1. The log-lin model
2. The lin-log model
3. The log-log model

Log-Lin Model.

In this model, the dependent variable is changed into a logarithmic form, and the independent variable is linear:

$$lnY_i= b_0+b_1 X_1$$

The slope coefficient for this model will be the relative change in the dependent variable for an absolute change in the independent variable. One must be careful when using the log-lin model to make a forecast. The predicted value will be the antilog of the forecasted value. We can only compare models with the same form of the dependent variable.

Lin-Log Model.

In the lin-log model, the independent variable is logarithmic, but the dependent variable is linear.

$$Y_i=b_0+b_1 lnX_i$$

The slope coefficient for this model gives the absolute change in the dependent variable for a relative change in the independent variable.

Log-Log Model.

In this model, both the dependent and independent variables are linear in their logarithmic forms, also known as the double-log model.

$$lnY_i=b_0+b_1 lnX_i$$

The log-log model is useful when we want to compute the elasticities. This is because the slope coefficient is the relative change in the independent variable for a relative change in the dependent variable.

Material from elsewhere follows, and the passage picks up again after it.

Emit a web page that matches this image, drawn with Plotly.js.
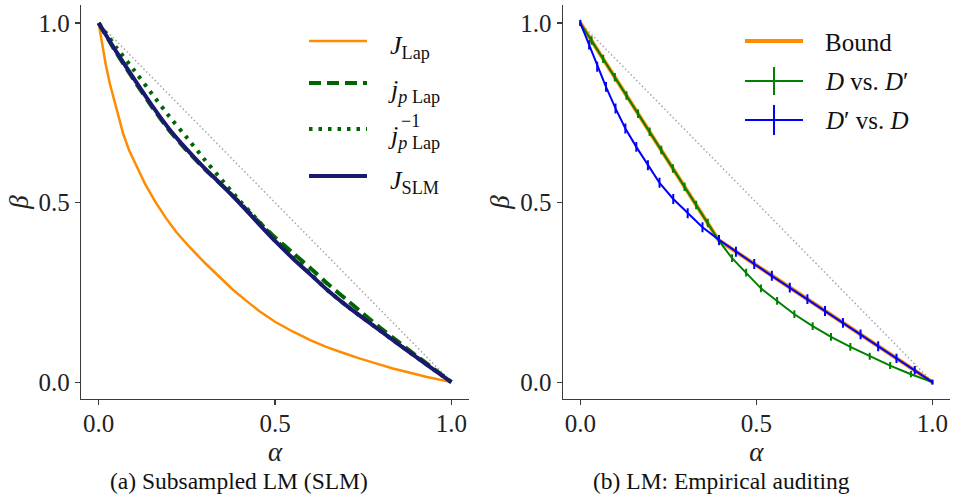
<!DOCTYPE html>
<html>
<head>
<meta charset="utf-8">
<script src="https://cdn.plot.ly/plotly-3.0.1.min.js"></script>
<style>html,body{margin:0;padding:0;background:#fff;}</style>
</head>
<body>
<div id="chart" style="width:953px;height:496px;"></div>
<script>
// ---------- data: panel (a) ----------
const diagAlpha = [0, 1];
const diagBeta = [1, 0];

const alphaJLap = [0, 0.01, 0.02, 0.032, 0.045, 0.056, 0.07, 0.087, 0.11, 0.132, 0.16, 0.19, 0.22, 0.257, 0.3, 0.342, 0.38, 0.418, 0.455, 0.5, 0.55, 0.6, 0.645, 0.7, 0.739, 0.8, 0.834, 0.9, 0.928, 1];
const betaJLap = [1, 0.94, 0.885, 0.83, 0.78, 0.737, 0.69, 0.644, 0.595, 0.551, 0.503, 0.458, 0.418, 0.377, 0.333, 0.293, 0.258, 0.227, 0.198, 0.168, 0.141, 0.117, 0.098, 0.079, 0.066, 0.048, 0.038, 0.022, 0.015, 0];

const alphaGrid = [0, 0.05, 0.1, 0.15, 0.2, 0.25, 0.3, 0.35, 0.4, 0.45, 0.5, 0.55, 0.6, 0.65, 0.7, 0.75, 0.8, 0.85, 0.9, 0.95, 1];
const betaJpLap = [1, 0.917, 0.841, 0.768, 0.701, 0.645, 0.594, 0.548, 0.5, 0.45, 0.403, 0.36, 0.318, 0.273, 0.232, 0.19, 0.15, 0.112, 0.074, 0.037, 0];
const betaJpLapInv = [1, 0.932, 0.869, 0.804, 0.74, 0.681, 0.62, 0.562, 0.505, 0.452, 0.398, 0.349, 0.302, 0.255, 0.215, 0.178, 0.142, 0.106, 0.07, 0.035, 0];
const betaJSLM = [1, 0.92, 0.845, 0.772, 0.705, 0.648, 0.596, 0.548, 0.498, 0.445, 0.393, 0.345, 0.3, 0.255, 0.215, 0.178, 0.142, 0.106, 0.07, 0.035, 0];

// ---------- data: panel (b) ----------
const alphaBound = [0, 0.393, 1];
const betaBound = [1, 0.395, 0];

const alphaDvsDp = [0, 0.032, 0.065, 0.098, 0.131, 0.164, 0.197, 0.23, 0.263, 0.296, 0.329, 0.362, 0.394, 0.431, 0.471, 0.513, 0.559, 0.608, 0.66, 0.712, 0.767, 0.822, 0.88, 0.939, 1.0];
const betaDvsDp = [1, 0.951, 0.9, 0.849, 0.798, 0.747, 0.697, 0.646, 0.595, 0.544, 0.493, 0.443, 0.393, 0.345, 0.305, 0.261, 0.226, 0.189, 0.156, 0.126, 0.098, 0.072, 0.046, 0.022, 0];
const errDvsDp = [0.006, 0.009, 0.009, 0.009, 0.009, 0.009, 0.009, 0.009, 0.009, 0.009, 0.009, 0.009, 0.009, 0.008, 0.008, 0.008, 0.008, 0.008, 0.008, 0.008, 0.008, 0.007, 0.007, 0.006, 0.004];

const alphaDpvsD = [0, 0.025, 0.048, 0.073, 0.1, 0.128, 0.159, 0.192, 0.225, 0.264, 0.305, 0.347, 0.394, 0.442, 0.494, 0.544, 0.595, 0.645, 0.695, 0.746, 0.796, 0.846, 0.898, 0.95, 1.0];
const betaDpvsD = [1, 0.939, 0.878, 0.822, 0.762, 0.706, 0.655, 0.604, 0.555, 0.51, 0.47, 0.431, 0.396, 0.363, 0.329, 0.296, 0.263, 0.231, 0.198, 0.165, 0.133, 0.1, 0.066, 0.033, 0];
const errDpvsD = [0.005, 0.01, 0.011, 0.011, 0.011, 0.011, 0.011, 0.011, 0.011, 0.011, 0.011, 0.011, 0.011, 0.011, 0.011, 0.011, 0.011, 0.011, 0.011, 0.011, 0.011, 0.011, 0.01, 0.009, 0.004];

// ---------- labels ----------
const tickVals = [0, 0.5, 1];
const tickText = ['0.0', '0.5', '1.0'];
const captionA = '(a) Subsampled LM (SLM)';
const captionB = '(b) LM: Empirical auditing';

// ---------- geometry helpers (figure pixels -> paper coords) ----------
const W = 953, H = 496;
const M = {l: 81, r: 3, t: 5, b: 97};
const PW = W - M.l - M.r, PH = H - M.t - M.b;
const px = p => (p - M.l) / PW;
const py = p => (H - M.b - p) / PH;

const serif = '"Liberation Serif", "DejaVu Serif", serif';
const axColor = '#3a3a3a';

function xAxis(domain, anchor) {
  return {
    domain: domain, anchor: anchor, range: [-0.05, 1.05],
    tickvals: tickVals, ticktext: tickText,
    showline: true, linecolor: axColor, linewidth: 1.2, mirror: false,
    ticks: 'outside', ticklen: 5, tickwidth: 1.2, tickcolor: axColor,
    ticklabelstandoff: -3,
    showgrid: false, zeroline: false,
    tickfont: {family: serif, size: 25, color: '#222'},
    title: {text: '<i>α</i>', font: {family: serif, size: 27, color: '#222'}, standoff: 2},
    automargin: false
  };
}
function yAxis(anchor) {
  return {
    domain: [0, 1], anchor: anchor, range: [-0.047, 1.05],
    tickvals: tickVals, ticktext: tickText,
    showline: true, linecolor: axColor, linewidth: 1.2, mirror: false,
    ticks: 'outside', ticklen: 5, tickwidth: 1.2, tickcolor: axColor,
    showgrid: false, zeroline: false,
    tickfont: {family: serif, size: 25, color: '#222'},
    title: {text: '<i>β</i>', font: {family: serif, size: 27, color: '#222'}, standoff: 2},
    automargin: false
  };
}

const diagStyle = {color: 'rgba(150,150,150,0.85)', width: 1.5, dash: '1.5px,2.5px'};
const cOrange = '#ff8c00', cDkGreen = '#006400', cNavy = '#191970', cGreen = '#008000', cBlue = '#0000ff';

const traces = [
  {x: diagAlpha, y: diagBeta, xaxis: 'x', yaxis: 'y', mode: 'lines', line: diagStyle, hoverinfo: 'skip'},
  {x: alphaJLap, y: betaJLap, xaxis: 'x', yaxis: 'y', mode: 'lines', name: 'J_Lap', line: {color: cOrange, width: 2.5}},
  {x: alphaGrid, y: betaJpLap, xaxis: 'x', yaxis: 'y', mode: 'lines', name: 'j_p Lap', line: {color: cDkGreen, width: 4, dash: '12px,6px', shape: 'spline', smoothing: 0.5}},
  {x: alphaGrid, y: betaJpLapInv, xaxis: 'x', yaxis: 'y', mode: 'lines', name: 'j_p^-1 Lap', line: {color: cDkGreen, width: 4, dash: '3.5px,6px', shape: 'spline', smoothing: 0.5}},
  {x: alphaGrid, y: betaJSLM, xaxis: 'x', yaxis: 'y', mode: 'lines', name: 'J_SLM', line: {color: cNavy, width: 4, shape: 'spline', smoothing: 0.5}},

  {x: diagAlpha, y: diagBeta, xaxis: 'x2', yaxis: 'y2', mode: 'lines', line: diagStyle, hoverinfo: 'skip'},
  {x: alphaBound, y: betaBound, xaxis: 'x2', yaxis: 'y2', mode: 'lines', name: 'Bound', line: {color: cOrange, width: 4}},
  {x: alphaDvsDp, y: betaDvsDp, xaxis: 'x2', yaxis: 'y2', mode: 'lines', name: 'D vs. D′', line: {color: cGreen, width: 2},
   error_y: {type: 'data', array: errDvsDp, visible: true, color: cGreen, thickness: 2, width: 1}},
  {x: alphaDpvsD, y: betaDpvsD, xaxis: 'x2', yaxis: 'y2', mode: 'lines', name: 'D′ vs. D', line: {color: cBlue, width: 2},
   error_y: {type: 'data', array: errDpvsD, visible: true, color: cBlue, thickness: 2, width: 1}}
];

// ---------- hand-drawn legends (legend samples longer than plotly's) ----------
const shapes = [];
const annotations = [];
function legLine(x0, x1, y, line) {
  shapes.push({type: 'line', xref: 'paper', yref: 'paper', x0: px(x0), x1: px(x1), y0: py(y), y1: py(y), line: line});
}
function legText(x, y, text, size, extra) {
  annotations.push(Object.assign({xref: 'paper', yref: 'paper', x: px(x), y: py(y), xanchor: 'left', yanchor: 'middle',
    text: text, showarrow: false, font: {family: serif, size: size, color: '#111'}}, extra || {}));
}
// panel (a)
legLine(309, 367, 41, {color: cOrange, width: 2.5});
legText(388, 47, '<i>J</i><sub>Lap</sub>', 26);
legLine(309, 367, 83, {color: cDkGreen, width: 4, dash: '12px,6px'});
legText(386, 91, '<i>j</i><sub><i>p</i> Lap</sub>', 26);
legLine(309, 367, 129, {color: cDkGreen, width: 4, dash: '3.5px,6px'});
legText(386, 137, '<i>j</i><sub><i>p</i> Lap</sub>', 26);
legText(399, 121, '−1', 18);
legLine(309, 367, 176, {color: cNavy, width: 4});
legText(388, 182, '<i>J</i><sub>SLM</sub>', 26);
// panel (b)
legLine(745, 803, 41, {color: cOrange, width: 4});
legText(823, 42, 'Bound', 25);
legLine(745, 803, 81, {color: cGreen, width: 2});
shapes.push({type: 'line', xref: 'paper', yref: 'paper', x0: px(774), x1: px(774), y0: py(67), y1: py(95), line: {color: cGreen, width: 2}});
legText(823, 81, '<i>D</i> vs. <i>D</i>′', 25);
legLine(745, 803, 120, {color: cBlue, width: 2});
shapes.push({type: 'line', xref: 'paper', yref: 'paper', x0: px(774), x1: px(774), y0: py(105), y1: py(135), line: {color: cBlue, width: 2}});
legText(823, 120, '<i>D</i>′ vs. <i>D</i>', 25);

// captions
annotations.push({xref: 'paper', yref: 'paper', x: px(238.5), y: py(481), xanchor: 'center', yanchor: 'middle',
  text: captionA, showarrow: false, font: {family: serif, size: 23.5, color: '#111'}});
annotations.push({xref: 'paper', yref: 'paper', x: px(721.7), y: py(481), xanchor: 'center', yanchor: 'middle',
  text: captionB, showarrow: false, font: {family: serif, size: 23.5, color: '#111'}});

const layout = {
  width: W, height: H, margin: M,
  paper_bgcolor: '#fff', plot_bgcolor: '#fff',
  showlegend: false,
  font: {family: serif},
  xaxis: xAxis([0, (469 - M.l) / PW], 'y'),
  yaxis: yAxis('x'),
  xaxis2: xAxis([(562.7 - M.l) / PW, 1], 'y2'),
  yaxis2: yAxis('x2'),
  shapes: shapes,
  annotations: annotations
};

Plotly.newPlot('chart', traces, layout, {displayModeBar: false, staticPlot: true});
</script>
</body>
</html>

Examining the goodness of a fit measures is the key to fitting the best functional form of simple linear regression.

## Question

An analyst was using the model below to investigate the relationship of Revenues (Rev) and adverts (Ad):

$$Rev_i=b_0+b_1 ln⁡(Ad)_i$$

The functional form that the analyst is using is most likely to be:

1. Log-Lin Model.
2. Lin-Log Model
3. A simple linear model with no transformation

### Solution

The correct answer is B:  The model above is a Lin-Log model because the independent variable Adverts is logarithmic, and the dependent variable is linear.

A is incorrect: In the Log-Lin Model, the dependent variable is logarithmic, and the independent variable is linear.

C is incorrect: The independent variable is logarithmic, so the equation has been transformed.

Reading 1: Introduction to Linear Regression

LOS 1(h) Describe different functional forms of simple linear regressions.